Being Together
We just returned from vacation and oh, the fun we had! A vacation dedicated strictly to my husband and myself—NO KIDS! It was beyond amazing! I am all about taking time for just Bryan and me to reconnect with one another on every level—spiritual, emotional and of course, physical. It just gives both of us time to enjoy being together without the distraction of the kids.
Many couples I have talked to do not agree with doing things without the kids (i.e. date night or vacation). I do not understand this way of thinking for two reasons. First, I deeply love my husband and selfishly want time with just him—to enjoy him and talk with him without interruptions. Secondly, I realize that when the kids leave home I will have to sit across the dinner table looking at either a stranger or the person that I took time to enjoy and pour into over the years. Many couples call it quits when the kids leave home, because they have allowed the kids to become the main focus and over time they drifted apart.
That makes me sad. See, I come from a divorced home and that is something that I never want my kids to experience. Bryan and I have made it a point to put God first, then each other, then the kids. Divorce is not an option. I choose to end the cycle of divorce in my family and begin a new legacy. Don’t get me wrong, our marriage has its ups and downs like every other marriage, but the difference is we choose to work through the downs together, no matter what.
My time away with Bryan was great! I encourage everyone to initiate time alone (without the kids) with your husbands and get back to the basics of your marriage and remember why you got married in the first place. You don’t have to go away or go out on a date (although you should really make an effort to do that as much as you can) but you can put the kids down early and enjoy a quiet evening at home. Many times Bryan will go get steaks and grill them while I put the kids to bed and when I am done we sit down to a nice dinner together. Whatever works for you and your schedule and budget.
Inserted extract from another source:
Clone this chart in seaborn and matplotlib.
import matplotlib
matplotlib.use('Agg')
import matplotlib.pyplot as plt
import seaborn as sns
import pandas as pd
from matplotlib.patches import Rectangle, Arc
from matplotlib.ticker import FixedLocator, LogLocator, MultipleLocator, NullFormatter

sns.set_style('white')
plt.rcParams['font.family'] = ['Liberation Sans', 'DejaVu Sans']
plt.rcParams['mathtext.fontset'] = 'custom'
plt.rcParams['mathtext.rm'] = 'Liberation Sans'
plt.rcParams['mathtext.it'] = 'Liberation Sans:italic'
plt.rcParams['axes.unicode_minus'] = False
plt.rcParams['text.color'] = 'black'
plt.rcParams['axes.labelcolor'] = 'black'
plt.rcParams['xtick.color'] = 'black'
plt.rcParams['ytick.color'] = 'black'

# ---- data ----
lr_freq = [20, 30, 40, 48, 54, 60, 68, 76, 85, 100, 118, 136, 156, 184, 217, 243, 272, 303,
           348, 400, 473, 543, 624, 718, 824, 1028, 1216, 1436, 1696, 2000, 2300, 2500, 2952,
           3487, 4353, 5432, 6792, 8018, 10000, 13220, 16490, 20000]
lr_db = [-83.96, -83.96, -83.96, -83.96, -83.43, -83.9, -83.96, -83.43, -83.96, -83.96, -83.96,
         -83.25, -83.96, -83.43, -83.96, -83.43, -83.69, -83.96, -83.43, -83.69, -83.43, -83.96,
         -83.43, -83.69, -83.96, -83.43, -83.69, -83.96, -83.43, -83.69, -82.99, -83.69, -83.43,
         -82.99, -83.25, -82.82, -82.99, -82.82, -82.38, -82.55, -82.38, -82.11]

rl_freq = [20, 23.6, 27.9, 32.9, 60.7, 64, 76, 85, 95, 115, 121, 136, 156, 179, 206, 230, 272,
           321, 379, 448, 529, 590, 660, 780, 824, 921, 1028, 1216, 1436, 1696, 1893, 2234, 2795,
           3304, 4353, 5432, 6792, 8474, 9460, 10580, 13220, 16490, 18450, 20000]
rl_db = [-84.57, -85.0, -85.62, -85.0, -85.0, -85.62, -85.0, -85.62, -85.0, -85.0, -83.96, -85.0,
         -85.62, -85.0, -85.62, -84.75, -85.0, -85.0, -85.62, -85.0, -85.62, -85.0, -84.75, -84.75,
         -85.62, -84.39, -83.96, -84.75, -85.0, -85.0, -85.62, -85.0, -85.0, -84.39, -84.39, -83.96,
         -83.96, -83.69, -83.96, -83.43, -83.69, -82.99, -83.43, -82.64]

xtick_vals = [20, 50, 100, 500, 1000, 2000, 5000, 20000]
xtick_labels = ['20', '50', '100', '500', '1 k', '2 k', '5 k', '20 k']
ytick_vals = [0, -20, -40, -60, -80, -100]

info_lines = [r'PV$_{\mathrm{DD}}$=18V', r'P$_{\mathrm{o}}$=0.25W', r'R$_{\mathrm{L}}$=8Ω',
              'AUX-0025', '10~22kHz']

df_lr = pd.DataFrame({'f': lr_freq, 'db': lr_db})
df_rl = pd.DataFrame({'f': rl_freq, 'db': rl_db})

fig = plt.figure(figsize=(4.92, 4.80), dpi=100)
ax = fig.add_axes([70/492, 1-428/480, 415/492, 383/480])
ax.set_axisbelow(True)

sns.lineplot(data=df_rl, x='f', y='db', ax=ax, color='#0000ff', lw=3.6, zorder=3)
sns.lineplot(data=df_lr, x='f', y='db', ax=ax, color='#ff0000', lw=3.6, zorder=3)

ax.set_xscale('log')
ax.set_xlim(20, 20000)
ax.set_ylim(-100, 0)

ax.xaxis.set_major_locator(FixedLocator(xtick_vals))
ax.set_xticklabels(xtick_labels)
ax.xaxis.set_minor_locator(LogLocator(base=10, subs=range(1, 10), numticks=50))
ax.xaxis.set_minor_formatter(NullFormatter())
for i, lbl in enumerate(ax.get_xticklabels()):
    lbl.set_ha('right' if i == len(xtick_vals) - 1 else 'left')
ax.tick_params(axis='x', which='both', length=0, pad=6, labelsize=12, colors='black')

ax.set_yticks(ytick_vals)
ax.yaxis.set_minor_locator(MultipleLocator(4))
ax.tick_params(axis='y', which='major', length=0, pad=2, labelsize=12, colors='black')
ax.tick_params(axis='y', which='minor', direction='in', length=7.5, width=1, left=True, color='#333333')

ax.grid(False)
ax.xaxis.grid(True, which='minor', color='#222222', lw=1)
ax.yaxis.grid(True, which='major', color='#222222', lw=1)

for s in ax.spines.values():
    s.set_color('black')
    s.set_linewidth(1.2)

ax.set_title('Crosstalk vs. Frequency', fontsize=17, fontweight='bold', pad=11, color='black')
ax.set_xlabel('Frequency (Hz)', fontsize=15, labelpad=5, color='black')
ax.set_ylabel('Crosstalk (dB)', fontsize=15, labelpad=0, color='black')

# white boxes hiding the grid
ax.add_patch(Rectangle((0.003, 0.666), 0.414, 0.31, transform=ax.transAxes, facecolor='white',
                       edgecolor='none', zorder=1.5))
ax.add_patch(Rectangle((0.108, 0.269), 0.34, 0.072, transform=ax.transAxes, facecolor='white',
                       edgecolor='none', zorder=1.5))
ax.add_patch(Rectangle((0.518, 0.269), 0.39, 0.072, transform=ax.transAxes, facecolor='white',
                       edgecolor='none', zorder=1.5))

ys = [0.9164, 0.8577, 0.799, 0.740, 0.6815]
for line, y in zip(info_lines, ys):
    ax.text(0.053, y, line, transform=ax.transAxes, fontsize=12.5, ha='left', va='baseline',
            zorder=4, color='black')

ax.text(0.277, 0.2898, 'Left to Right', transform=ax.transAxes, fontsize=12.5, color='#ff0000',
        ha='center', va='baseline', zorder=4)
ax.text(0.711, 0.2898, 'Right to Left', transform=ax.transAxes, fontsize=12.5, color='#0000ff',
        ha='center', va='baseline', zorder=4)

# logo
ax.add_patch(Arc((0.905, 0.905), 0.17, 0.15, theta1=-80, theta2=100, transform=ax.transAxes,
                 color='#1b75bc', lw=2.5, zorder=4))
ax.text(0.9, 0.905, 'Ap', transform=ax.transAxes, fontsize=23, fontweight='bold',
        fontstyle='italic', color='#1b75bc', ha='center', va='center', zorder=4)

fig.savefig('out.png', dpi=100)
When we got back we were able to meet the kids, feeling refreshed and full of energy. And of course they were full of energy too!
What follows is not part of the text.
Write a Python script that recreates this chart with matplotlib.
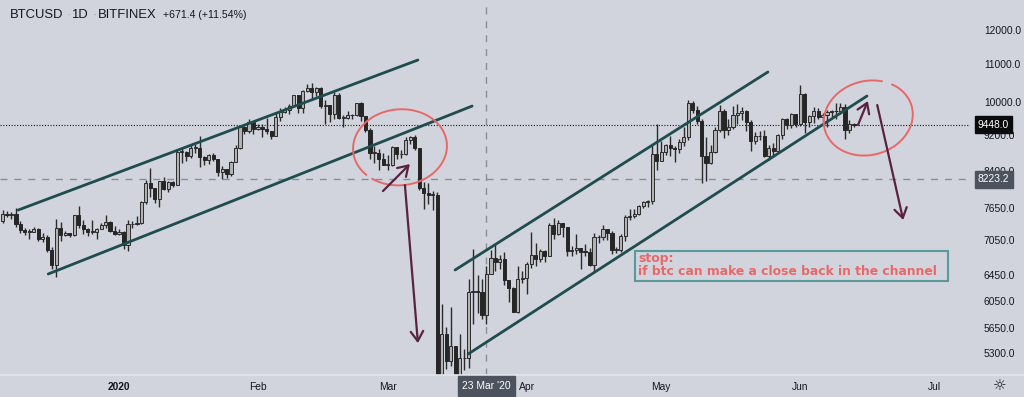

My husband and I once had a vacation to Hawaii without the kids. He was returning home after a 7 month deployment (He's a Marine) and their final port was Hawaii. I flew out and met him there for 3 days. We reconnected one on one and then when he made it the rest of the way home, he spent that time catching up with our children. It was the best reconnection our family has ever made after a deployment!!
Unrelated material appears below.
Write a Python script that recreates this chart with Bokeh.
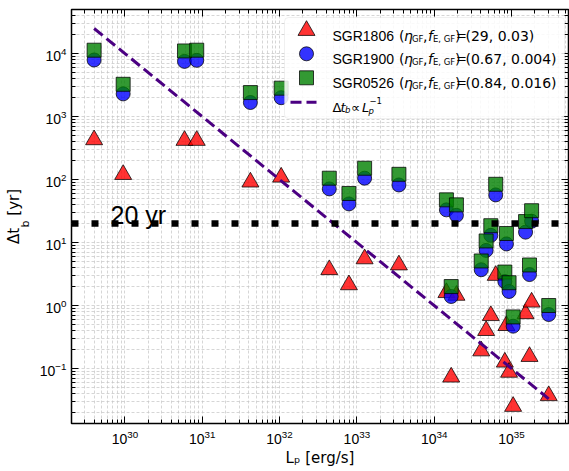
import math
from bokeh.plotting import figure
from bokeh.models import (Range1d, FixedTicker, LogAxis, Span, BoxAnnotation,
                          Label, ColumnDataSource, CustomJSTickFormatter)
from bokeh.embed import file_html
from bokeh.resources import INLINE

# ---------------- data ----------------
L_p = [4.0e29, 9.5e29, 5.9e30, 8.5e30, 4.2e31, 1.05e32, 4.4e32, 7.9e32, 1.26e33,
       3.5e33, 1.44e34, 1.66e34, 1.94e34, 4.06e34, 4.7e34, 5.4e34, 6.25e34,
       8.2e34, 8.6e34, 9.3e34, 1.05e35, 1.52e35, 1.71e35, 1.82e35, 3.03e35]
dt_1806 = [427, 120, 417, 417, 91, 109, 3.7, 2.13, 5.5, 4.4, 1.6, 0.073, 1.45,
           0.19, 0.40, 0.69, 3.0, 0.126, 0.48, 0.087, 0.025, 0.74, 0.155, 1.13, 0.037]
dt_1900 = [7900, 2290, 7500, 7800, 1670, 1990, 71, 41, 105, 82, 33, 1.39, 27,
           3.7, 7.5, 13, 57, 2.4, 9.5, 1.67, 0.47, 14.6, 3.1, 21.8, 0.72]
dt_0526 = [11300, 3250, 11000, 11300, 2400, 2820, 105, 60, 151, 121, 47.6, 2.0, 39.6,
           5.1, 10.6, 18.5, 84, 3.4, 13.9, 2.3, 0.66, 21.5, 4.4, 32, 1.0]
line_L = [4.0e29, 3.03e35]          # Delta t_b ∝ L_p^-1 reference line
line_dt = [2.5e4, 0.033]
t_20yr = 20

legend_names = ["SGR1806", "SGR1900", "SGR0526"]
legend_params = ["(29, 0.03)", "(0.67, 0.004)", "(0.84, 0.016)"]

x_tick_exps = [30, 31, 32, 33, 34, 35]
y_tick_exps = [-1, 0, 1, 2, 3, 4]

X_RANGE = (2.04e29, 5.46e35)
Y_RANGE = (1.34e-2, 5.0e4)

# ---------------- layout ----------------
FW, FH = 497, 414
ML, MT, MR, MB = 71, 9, 1, 48
FL, FT = ML, MT
FR, FB = FL + FW, FT + FH


def px_to_x(px):
    lo, hi = math.log10(X_RANGE[0]), math.log10(X_RANGE[1])
    return 10 ** (lo + (px - FL) / (FR - FL) * (hi - lo))


def py_to_y(py):
    lo, hi = math.log10(Y_RANGE[0]), math.log10(Y_RANGE[1])
    return 10 ** (hi - (py - FT) / (FB - FT) * (hi - lo))


p = figure(x_axis_type="log", y_axis_type="log",
           x_range=Range1d(*X_RANGE), y_range=Range1d(*Y_RANGE),
           frame_width=FW, frame_height=FH,
           min_border_left=ML, min_border_top=MT, min_border_right=MR,
           min_border_bottom=MB,
           output_backend="svg", toolbar_location=None,
           background_fill_color="white", border_fill_color="white")

x_minor = [m * 10.0 ** k for k in range(29, 36) for m in range(2, 10)
           if X_RANGE[0] <= m * 10.0 ** k <= X_RANGE[1]]
y_minor = [m * 10.0 ** k for k in range(-2, 5) for m in range(2, 10)
           if Y_RANGE[0] <= m * 10.0 ** k <= Y_RANGE[1]]
xticker = FixedTicker(ticks=[10.0 ** e for e in x_tick_exps], minor_ticks=x_minor)
yticker = FixedTicker(ticks=[10.0 ** e for e in y_tick_exps], minor_ticks=y_minor)

p.xaxis.ticker = xticker
p.yaxis.ticker = yticker
p.xgrid.ticker = xticker
p.ygrid.ticker = yticker

for ax in (p.xaxis[0], p.yaxis[0]):
    ax.axis_line_color = None
    ax.major_tick_in = 7
    ax.major_tick_out = 0
    ax.minor_tick_in = 4
    ax.minor_tick_out = 0
    ax.major_tick_line_color = "black"
    ax.minor_tick_line_color = "black"
    ax.major_label_text_font = "Liberation Sans"
    ax.major_label_text_font_size = "14px"
    ax.major_label_text_color = "black"
    ax.axis_label_text_font = "DejaVu Sans"
    ax.axis_label_text_font_size = "15px"
    ax.axis_label_text_font_style = "normal"
    ax.axis_label_text_color = "black"
p.xaxis.major_label_standoff = 6
p.yaxis.major_label_standoff = 5
p.xaxis.axis_label = "Lₚ [erg/s]"
p.xaxis.axis_label_standoff = 2
p.yaxis.axis_label = "Δt\u2002 [yr]"
p.yaxis.axis_label_standoff = 14

blank = CustomJSTickFormatter(code="return ' '")
for loc, tk in (("above", xticker), ("right", yticker)):
    ax = LogAxis(ticker=tk, formatter=blank, axis_line_color=None,
                 major_tick_in=7, major_tick_out=0,
                 minor_tick_in=4, minor_tick_out=0, major_label_text_font_size="1px",
                 major_label_text_alpha=0.0,
                 major_label_standoff=0, major_tick_line_color="black",
                 minor_tick_line_color="black")
    p.add_layout(ax, loc)

for g in (p.xgrid[0], p.ygrid[0]):
    g.grid_line_color = "#c4c4c4"
    g.grid_line_alpha = 0.7
    g.grid_line_dash = "3 2"
    g.minor_grid_line_color = "#c4c4c4"
    g.minor_grid_line_alpha = 0.7
    g.minor_grid_line_dash = "3 2"

p.outline_line_color = "black"
p.outline_line_width = 1.5
p.outline_line_alpha = 1.0

src = ColumnDataSource(dict(L=L_p, a=dt_1806, b=dt_1900, c=dt_0526))
style = dict(fill_alpha=0.8, line_color="black", line_alpha=0.75, line_width=1)
p.scatter("L", "a", source=src, marker="triangle", size=17, fill_color="red", **style)
p.scatter("L", "b", source=src, marker="circle", size=14, fill_color="blue", **style)
p.scatter("L", "c", source=src, marker="square", size=14, fill_color="green", **style)
p.line(line_L, line_dt, line_color="indigo", line_width=3, line_dash="11 5")

p.add_layout(Span(location=t_20yr, dimension="width", line_color="black",
                  line_width=6.5, line_dash="7 13"))


def make_text(px, py, text, font="DejaVu Sans", size=14, fstyle="normal",
              align="left", angle=0.0):
    return Label(x=px_to_x(px), y=py_to_y(py), text=text, text_font=font,
                 text_font_size=f"{size}px", text_font_style=fstyle,
                 text_align=align, text_baseline="alphabetic",
                 angle=angle, text_color="black")


def add_text(*args, place="center", **kw):
    p.add_layout(make_text(*args, **kw), place)


add_text(110, 214, "20 yr", font="Liberation Sans", size=25)

# ---------------- legend ----------------
p.add_layout(BoxAnnotation(left=px_to_x(284), right=px_to_x(564),
                           top=py_to_y(17), bottom=py_to_y(118),
                           fill_color="white", fill_alpha=0.85,
                           line_color="#cccccc", line_width=1, border_radius=4))

rows = [30, 53.3, 77.3, 101.7]
mk = [("triangle", 17, "red"), ("circle", 14, "blue"), ("square", 14, "green")]
for i, (m, s, c) in enumerate(mk):
    r = p.scatter([px_to_x(306)], [py_to_y(rows[i])], marker=m, size=s,
                  fill_color=c, **style)
    r.level = "overlay"
r = p.line([px_to_x(290), px_to_x(316)], [py_to_y(rows[3])] * 2,
           line_color="indigo", line_width=3, line_dash="11 5")
r.level = "overlay"

SUB = 8.5
for i in range(3):
    b = rows[i] + 5
    add_text(332, b, legend_names[i], font="Liberation Sans", size=14)
    add_text(398.5, b, "(")
    add_text(403.5, b, "η", fstyle="italic")
    add_text(411.5, b + 3, "GF", size=SUB)
    add_text(422.5, b, ",")
    add_text(427.5, b, "f", fstyle="italic")
    add_text(432.5, b + 3, "E, GF", size=SUB)
    add_text(454.5, b, ")")
    add_text(461, b, "=", size=13, align="center")
    add_text(465, b, legend_params[i])

b = rows[3] + 5
add_text(332, b, "Δ", size=13)
add_text(340, b, "t", size=13, fstyle="italic")
add_text(344.5, b + 3, "b", size=SUB, fstyle="italic")
add_text(350.5, b, "∝", size=13)
add_text(361.5, b, "L", size=13, fstyle="italic")
add_text(368, b + 3.5, "p", size=SUB, fstyle="italic")
add_text(369, b - 6.5, "−1", size=SUB)

# subscript b of the y-axis label (kept in a side panel so it is not clipped)
add_text(25, 227, "b", size=11, angle=math.pi / 2, place="above")

open("out.html", "w").write(file_html(p, INLINE))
We can't always afford date nights but we try and have a coffee date once a week on Saturdays at the local coffee shop. We sit and enjoy our latte's and such and catch up on everything going on in our lives. We love this time together!! Our children enjoy sleeping late and get their own breakfast when they get up… we spend the rest of the day doing family stuff but these few hours are all ours… I'm not sure we could live without them!
God bless,
Sallie
We have coffee dates too. Our best time is Sunday night. Our church doesn't have Sunday night services. We order Cafe misto or au lait at Starbucks (considerably cheaper than some other menu items, but I hear that some of Starbucks' prices are dropping).
Here is a challenge. How do you have those dates when your children are younger? We couldn't afford a sitter when we had four under eight years old. Perhaps that is why we stayed up late so many nights just to catch up with each other. I like Korie's steak date idea. I can remember fixing a really nice seafood dinner for my husband and me after our first child went to sleep and having him crash it. Maybe he smelled the shrimp in his sleep. Oh well, if at first you don't succeed, try and try again. It is so worth it.